Shark Bay, Western Australia —(Map)
Scientists have discovered what they believe is the world’s largest plant, an underwater field of sea grass that stretches for 112 miles (180 kilometers) off the west coast of Australia. The sea grass plant is believed to be around 4,500 years old.
Sea grasses are flowering plants that grow in shallow waters near coasts. They grow together in thick fields, known as meadows. Sea grass meadows help clean the ocean’s water. They also provide food and shelter for many sea creatures. The climate crisis and human pollution are threatening sea grass meadows in many places around the world.
But the huge sea grass meadow in Shark Bay, off the coast of Western Australia, seems to be doing very well. It’s a kind of sea grass called Posidonia australis, and it has spread widely all through Shark Bay.
Scientists from the University of Western Australia and Flinders University wanted to study the sea grass, so they took samples from 10 different parts of this huge meadow.

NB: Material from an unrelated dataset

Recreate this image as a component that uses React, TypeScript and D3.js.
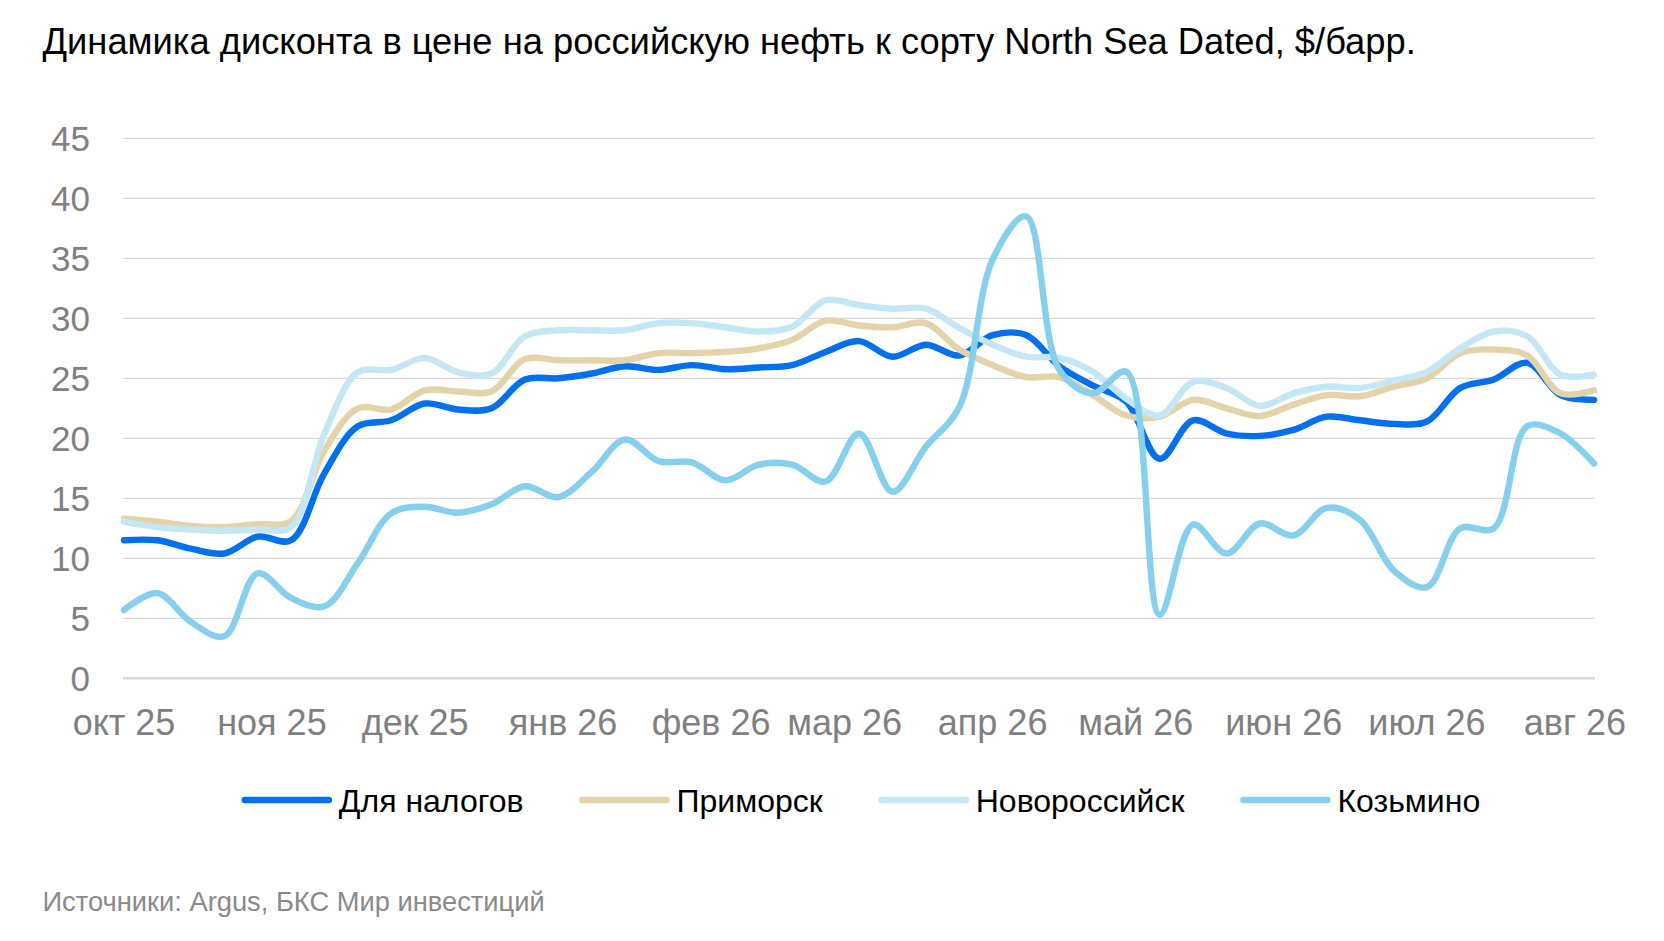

Many plants create new plants by growing flowers and spreading seeds. The DNA of the plants that grow from these seeds is slightly different from the DNA of the plants that the seeds came from. By comparing the DNA from their samples, the scientists hoped to get an idea of how many different sea grass plants there were in the meadow.

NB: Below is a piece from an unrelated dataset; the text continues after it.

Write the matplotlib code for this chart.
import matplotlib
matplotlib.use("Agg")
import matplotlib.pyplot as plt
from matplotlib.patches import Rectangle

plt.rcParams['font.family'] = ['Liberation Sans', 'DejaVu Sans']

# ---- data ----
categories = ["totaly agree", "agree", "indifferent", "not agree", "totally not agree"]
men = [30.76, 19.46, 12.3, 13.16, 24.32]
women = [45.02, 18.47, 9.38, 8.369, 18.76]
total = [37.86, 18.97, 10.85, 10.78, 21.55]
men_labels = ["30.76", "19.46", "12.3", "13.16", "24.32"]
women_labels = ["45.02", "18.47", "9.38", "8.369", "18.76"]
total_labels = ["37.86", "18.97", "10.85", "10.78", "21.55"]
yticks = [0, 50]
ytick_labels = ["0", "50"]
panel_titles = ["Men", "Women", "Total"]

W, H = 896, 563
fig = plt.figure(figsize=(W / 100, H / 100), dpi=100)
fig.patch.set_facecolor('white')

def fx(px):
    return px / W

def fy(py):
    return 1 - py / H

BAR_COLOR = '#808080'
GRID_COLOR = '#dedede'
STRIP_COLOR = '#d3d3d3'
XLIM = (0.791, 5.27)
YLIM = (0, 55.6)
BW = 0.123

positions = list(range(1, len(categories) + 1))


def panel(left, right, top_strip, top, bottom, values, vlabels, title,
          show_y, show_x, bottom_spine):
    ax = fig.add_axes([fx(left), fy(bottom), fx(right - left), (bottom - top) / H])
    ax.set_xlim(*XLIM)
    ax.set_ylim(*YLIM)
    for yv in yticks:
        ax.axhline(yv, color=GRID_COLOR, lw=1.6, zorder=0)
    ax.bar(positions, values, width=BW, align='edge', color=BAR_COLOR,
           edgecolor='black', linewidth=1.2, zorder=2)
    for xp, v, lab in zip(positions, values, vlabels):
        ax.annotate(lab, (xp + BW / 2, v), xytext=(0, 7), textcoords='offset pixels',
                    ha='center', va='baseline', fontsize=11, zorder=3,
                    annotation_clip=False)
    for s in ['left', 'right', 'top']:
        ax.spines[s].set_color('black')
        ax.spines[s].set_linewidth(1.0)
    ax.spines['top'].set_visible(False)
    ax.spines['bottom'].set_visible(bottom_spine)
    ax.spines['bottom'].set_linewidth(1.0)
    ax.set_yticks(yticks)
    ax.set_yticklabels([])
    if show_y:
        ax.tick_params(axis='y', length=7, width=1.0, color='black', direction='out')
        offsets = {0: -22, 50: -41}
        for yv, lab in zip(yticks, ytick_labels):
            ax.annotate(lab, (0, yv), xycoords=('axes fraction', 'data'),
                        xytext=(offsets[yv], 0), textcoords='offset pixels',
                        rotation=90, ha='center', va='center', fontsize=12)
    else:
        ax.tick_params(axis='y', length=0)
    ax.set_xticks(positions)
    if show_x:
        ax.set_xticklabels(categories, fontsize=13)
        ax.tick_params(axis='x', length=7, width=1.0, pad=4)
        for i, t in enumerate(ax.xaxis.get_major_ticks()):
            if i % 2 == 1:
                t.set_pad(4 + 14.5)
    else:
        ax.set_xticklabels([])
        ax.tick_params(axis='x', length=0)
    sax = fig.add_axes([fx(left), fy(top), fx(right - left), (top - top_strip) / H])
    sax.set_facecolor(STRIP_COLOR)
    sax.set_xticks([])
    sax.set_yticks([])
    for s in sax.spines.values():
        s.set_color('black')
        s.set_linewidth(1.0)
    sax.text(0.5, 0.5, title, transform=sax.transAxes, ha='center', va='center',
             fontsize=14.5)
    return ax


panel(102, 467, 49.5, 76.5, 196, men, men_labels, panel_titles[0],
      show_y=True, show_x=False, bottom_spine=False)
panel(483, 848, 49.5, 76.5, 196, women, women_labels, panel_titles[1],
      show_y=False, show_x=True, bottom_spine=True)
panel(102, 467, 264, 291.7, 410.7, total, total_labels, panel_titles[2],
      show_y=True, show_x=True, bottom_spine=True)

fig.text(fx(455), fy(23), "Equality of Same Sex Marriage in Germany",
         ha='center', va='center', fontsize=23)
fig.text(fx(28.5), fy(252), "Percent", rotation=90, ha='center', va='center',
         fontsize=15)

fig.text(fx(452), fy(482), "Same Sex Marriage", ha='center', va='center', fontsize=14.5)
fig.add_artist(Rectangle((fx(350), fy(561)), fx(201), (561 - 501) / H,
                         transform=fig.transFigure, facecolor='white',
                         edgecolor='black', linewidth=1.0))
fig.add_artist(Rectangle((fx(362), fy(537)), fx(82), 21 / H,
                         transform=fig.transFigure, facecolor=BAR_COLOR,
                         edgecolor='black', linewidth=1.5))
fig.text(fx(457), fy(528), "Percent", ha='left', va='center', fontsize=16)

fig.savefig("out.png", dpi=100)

What they learned shocked them – all of the grass samples had almost exactly the same DNA. That meant that they were all just one plant. One big sea grass plant spreading out over 77 square miles (200 square kilometers). This makes it the largest known plant in the world, by far.
So how has the Shark Bay sea grass grown so large? Instead of spreading with flowers and seeds, it spreads by cloning itself. As its roots spread out under the sea floor, new plants shoot up from those roots.

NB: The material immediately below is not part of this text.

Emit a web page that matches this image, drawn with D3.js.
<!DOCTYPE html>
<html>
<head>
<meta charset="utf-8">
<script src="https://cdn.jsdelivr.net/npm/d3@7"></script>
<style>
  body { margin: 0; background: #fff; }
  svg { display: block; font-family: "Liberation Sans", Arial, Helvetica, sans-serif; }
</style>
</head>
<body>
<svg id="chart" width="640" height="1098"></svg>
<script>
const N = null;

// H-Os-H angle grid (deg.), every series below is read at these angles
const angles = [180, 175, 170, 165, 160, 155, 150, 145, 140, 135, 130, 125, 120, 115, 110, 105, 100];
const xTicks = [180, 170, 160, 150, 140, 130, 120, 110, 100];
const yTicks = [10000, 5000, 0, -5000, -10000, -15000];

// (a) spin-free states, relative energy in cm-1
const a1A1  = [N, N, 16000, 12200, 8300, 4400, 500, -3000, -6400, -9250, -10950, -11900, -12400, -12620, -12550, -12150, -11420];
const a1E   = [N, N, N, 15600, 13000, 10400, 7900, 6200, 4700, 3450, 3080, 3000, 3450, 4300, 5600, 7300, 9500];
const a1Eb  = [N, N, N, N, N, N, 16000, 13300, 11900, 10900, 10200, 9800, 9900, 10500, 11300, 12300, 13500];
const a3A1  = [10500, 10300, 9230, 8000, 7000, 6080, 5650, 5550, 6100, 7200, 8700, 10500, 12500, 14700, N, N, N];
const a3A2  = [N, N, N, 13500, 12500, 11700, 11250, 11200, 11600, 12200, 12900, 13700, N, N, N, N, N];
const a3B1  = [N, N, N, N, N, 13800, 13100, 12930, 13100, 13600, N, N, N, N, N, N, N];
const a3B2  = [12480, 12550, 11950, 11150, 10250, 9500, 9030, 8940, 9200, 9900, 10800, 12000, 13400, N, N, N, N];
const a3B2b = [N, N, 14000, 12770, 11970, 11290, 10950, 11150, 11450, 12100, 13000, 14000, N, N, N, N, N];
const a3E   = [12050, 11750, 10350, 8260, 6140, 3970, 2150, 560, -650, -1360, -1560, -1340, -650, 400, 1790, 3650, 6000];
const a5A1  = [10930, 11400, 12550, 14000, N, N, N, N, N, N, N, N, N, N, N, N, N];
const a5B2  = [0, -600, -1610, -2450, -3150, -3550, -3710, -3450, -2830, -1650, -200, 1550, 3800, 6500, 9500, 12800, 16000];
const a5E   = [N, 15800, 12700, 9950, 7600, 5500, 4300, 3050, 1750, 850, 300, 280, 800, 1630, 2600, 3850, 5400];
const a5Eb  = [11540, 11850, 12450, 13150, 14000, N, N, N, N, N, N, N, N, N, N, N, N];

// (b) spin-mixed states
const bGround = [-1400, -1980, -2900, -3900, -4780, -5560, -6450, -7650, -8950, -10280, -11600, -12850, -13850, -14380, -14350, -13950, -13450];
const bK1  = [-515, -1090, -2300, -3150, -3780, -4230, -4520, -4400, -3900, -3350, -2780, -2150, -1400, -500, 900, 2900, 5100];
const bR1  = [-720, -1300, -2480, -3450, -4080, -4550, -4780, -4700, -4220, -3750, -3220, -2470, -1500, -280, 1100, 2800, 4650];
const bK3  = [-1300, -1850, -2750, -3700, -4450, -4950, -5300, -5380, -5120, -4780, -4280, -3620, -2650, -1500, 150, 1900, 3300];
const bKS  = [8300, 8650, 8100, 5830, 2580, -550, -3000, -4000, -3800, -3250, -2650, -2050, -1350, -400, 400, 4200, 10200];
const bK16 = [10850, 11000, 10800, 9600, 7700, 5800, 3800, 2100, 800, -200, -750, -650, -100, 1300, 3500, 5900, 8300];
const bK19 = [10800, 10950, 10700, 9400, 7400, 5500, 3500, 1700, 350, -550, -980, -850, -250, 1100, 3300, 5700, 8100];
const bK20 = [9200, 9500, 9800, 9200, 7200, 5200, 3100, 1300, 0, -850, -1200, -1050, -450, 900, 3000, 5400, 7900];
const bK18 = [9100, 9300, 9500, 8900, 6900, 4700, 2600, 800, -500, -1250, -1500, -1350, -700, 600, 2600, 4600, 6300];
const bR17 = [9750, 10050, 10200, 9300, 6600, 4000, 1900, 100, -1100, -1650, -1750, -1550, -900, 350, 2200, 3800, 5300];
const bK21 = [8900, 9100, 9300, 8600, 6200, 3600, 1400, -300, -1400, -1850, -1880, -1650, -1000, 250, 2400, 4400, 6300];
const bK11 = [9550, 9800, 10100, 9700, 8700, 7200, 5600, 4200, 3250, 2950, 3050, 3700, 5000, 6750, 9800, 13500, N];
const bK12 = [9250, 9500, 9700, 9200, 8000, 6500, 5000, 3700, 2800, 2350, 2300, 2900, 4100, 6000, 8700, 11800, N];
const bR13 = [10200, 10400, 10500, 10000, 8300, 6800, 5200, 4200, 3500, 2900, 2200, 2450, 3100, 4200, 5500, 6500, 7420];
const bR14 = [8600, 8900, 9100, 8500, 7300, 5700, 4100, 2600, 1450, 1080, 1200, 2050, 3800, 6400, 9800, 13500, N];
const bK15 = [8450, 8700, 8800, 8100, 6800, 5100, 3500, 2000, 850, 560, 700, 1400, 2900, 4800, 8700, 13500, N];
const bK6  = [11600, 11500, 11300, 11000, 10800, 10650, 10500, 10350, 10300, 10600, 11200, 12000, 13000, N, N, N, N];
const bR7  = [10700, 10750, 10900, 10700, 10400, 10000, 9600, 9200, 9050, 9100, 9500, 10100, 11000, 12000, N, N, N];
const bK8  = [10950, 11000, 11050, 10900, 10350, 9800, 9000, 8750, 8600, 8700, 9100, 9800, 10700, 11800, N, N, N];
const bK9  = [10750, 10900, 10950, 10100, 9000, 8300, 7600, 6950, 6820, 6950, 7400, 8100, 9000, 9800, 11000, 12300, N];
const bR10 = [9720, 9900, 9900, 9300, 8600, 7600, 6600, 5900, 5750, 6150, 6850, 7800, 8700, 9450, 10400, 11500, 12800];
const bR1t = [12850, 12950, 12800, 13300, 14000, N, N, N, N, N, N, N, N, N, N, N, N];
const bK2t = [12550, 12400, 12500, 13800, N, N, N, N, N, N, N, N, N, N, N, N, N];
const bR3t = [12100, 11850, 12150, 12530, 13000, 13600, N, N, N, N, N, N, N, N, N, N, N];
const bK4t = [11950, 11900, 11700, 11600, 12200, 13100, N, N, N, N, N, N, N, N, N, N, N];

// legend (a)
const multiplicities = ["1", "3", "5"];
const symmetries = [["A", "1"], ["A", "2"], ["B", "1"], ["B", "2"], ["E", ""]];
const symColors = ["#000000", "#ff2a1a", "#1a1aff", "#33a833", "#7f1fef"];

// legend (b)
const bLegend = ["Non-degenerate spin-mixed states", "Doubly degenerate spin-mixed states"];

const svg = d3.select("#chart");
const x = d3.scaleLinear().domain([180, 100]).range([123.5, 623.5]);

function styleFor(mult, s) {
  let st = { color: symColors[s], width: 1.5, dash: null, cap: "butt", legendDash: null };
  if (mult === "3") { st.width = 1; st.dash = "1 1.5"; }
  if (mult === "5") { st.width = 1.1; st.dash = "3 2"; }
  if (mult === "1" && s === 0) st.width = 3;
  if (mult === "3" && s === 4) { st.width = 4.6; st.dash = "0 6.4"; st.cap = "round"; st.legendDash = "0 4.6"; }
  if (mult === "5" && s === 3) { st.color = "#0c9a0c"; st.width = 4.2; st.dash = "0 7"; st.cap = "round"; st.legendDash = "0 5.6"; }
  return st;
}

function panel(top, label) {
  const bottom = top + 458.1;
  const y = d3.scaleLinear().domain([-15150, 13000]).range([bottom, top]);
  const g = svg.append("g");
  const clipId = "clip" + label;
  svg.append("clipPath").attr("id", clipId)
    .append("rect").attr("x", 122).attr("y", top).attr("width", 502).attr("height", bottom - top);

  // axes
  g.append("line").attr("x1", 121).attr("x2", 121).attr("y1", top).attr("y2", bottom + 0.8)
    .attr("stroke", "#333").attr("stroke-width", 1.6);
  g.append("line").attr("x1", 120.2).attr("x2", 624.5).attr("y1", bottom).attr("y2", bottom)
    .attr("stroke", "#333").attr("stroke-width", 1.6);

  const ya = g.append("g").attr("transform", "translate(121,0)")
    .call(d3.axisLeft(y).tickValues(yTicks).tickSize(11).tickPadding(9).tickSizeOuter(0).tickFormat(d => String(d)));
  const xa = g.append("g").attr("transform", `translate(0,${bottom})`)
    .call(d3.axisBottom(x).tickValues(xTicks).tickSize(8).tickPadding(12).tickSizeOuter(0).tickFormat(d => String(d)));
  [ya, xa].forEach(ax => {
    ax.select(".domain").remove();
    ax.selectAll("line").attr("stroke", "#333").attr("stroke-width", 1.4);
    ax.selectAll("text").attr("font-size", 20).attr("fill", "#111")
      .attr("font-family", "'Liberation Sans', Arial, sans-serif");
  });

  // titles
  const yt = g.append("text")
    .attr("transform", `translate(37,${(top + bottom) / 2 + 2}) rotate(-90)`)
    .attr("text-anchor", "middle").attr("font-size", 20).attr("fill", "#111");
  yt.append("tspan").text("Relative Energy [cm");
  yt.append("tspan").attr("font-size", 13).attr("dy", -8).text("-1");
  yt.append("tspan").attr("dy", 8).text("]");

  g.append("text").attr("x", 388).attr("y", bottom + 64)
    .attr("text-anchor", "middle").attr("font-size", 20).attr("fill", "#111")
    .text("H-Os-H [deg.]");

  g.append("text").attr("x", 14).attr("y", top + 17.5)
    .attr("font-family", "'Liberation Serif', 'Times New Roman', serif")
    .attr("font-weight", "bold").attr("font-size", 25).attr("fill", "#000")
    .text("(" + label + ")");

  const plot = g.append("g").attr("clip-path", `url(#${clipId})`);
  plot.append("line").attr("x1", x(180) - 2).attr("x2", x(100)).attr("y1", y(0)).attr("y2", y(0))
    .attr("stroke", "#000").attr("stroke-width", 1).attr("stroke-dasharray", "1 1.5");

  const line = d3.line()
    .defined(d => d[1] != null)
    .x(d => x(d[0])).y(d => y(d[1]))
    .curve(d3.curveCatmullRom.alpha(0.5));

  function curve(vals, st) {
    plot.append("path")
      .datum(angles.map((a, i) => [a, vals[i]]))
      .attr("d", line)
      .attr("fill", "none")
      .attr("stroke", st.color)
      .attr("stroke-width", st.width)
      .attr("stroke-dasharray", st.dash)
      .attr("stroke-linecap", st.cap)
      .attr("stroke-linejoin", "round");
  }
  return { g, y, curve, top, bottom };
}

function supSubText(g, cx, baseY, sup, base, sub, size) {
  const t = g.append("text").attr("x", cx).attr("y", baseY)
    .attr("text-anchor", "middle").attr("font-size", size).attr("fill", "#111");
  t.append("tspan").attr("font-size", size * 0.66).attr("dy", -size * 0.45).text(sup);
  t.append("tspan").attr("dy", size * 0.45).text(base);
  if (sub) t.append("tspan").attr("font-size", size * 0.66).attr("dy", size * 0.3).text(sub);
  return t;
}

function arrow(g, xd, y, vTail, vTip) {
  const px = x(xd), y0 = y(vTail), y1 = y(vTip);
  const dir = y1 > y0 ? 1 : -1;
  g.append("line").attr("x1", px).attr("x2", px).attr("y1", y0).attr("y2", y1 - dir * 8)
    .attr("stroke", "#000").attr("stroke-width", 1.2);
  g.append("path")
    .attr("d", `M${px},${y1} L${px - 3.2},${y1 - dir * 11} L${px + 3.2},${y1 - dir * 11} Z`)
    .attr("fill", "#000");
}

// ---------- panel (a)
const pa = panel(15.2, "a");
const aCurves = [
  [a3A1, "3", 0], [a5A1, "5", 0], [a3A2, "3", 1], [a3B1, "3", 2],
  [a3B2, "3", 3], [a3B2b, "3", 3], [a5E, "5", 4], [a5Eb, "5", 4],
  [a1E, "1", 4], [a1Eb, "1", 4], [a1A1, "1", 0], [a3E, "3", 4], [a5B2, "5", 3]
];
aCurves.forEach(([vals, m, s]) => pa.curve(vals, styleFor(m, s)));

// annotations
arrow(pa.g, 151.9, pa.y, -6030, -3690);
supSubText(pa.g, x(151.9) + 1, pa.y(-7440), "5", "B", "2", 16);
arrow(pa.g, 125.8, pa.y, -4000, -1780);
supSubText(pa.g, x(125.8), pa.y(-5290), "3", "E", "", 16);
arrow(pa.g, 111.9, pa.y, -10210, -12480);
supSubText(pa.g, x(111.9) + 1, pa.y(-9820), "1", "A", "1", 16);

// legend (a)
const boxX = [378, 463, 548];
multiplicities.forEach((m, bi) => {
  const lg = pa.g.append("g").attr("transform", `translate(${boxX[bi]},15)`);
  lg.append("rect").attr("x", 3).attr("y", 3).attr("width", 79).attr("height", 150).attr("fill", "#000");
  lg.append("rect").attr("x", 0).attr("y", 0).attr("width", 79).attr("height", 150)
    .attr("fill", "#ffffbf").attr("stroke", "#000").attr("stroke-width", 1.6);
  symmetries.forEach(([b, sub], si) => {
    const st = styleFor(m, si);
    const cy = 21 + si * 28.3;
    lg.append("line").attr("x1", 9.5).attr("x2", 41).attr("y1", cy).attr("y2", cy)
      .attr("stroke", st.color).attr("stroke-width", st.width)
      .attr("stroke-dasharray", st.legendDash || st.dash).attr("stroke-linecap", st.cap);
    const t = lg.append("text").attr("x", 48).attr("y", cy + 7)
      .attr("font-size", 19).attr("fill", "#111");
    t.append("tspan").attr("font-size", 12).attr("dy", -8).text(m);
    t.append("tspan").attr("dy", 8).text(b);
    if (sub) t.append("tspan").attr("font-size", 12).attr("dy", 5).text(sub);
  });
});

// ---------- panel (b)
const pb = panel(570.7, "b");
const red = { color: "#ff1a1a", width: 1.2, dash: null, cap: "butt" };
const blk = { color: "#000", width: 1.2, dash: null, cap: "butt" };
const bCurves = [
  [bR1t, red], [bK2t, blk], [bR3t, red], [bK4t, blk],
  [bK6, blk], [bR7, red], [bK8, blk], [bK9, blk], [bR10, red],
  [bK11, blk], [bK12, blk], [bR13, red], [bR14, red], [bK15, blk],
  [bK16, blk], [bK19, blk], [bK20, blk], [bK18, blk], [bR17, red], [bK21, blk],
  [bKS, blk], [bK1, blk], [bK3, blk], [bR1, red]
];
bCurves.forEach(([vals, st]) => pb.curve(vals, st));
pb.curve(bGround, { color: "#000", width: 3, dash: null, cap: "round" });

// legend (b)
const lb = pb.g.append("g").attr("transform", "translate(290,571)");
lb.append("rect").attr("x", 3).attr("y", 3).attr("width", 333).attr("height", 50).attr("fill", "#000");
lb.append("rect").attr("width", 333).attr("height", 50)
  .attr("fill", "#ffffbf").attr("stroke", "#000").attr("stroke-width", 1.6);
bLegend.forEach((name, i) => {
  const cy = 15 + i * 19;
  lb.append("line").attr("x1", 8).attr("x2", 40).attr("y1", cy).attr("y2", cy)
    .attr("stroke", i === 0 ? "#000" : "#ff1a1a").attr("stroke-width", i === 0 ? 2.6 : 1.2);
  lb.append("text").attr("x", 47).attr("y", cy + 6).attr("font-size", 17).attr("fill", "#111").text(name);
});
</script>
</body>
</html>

The sea grass in Shark Bay is also unusual in another way. It’s a “polyploid”. Usually, an organism has two parents, and gets half of its DNA from each. But polyploid organisms have all of the DNA from both parents, meaning they have twice as much DNA.
The researchers believe this may play a part in the success of the sea grass. The conditions in Shark Bay can change a lot. The water can get very salty, there’s not a lot of food for plants, and there can be huge changes in the water temperature. The scientists think the extra DNA may make it easier for the sea grass to survive in difficult conditions.
The Shark Bay sea grass generally grows and spreads about 14 inches (35 centimeters) a year. Because of the history of Shark Bay and the rate of growth, the scientists believe that the plant is about 4,500 years old.
Before this discovery, the world’s largest plant was believed to be Pando – a group of over 40,000 Aspen trees in Utah in the US that also spread by cloning. Pando is still considered the world’s heaviest organism.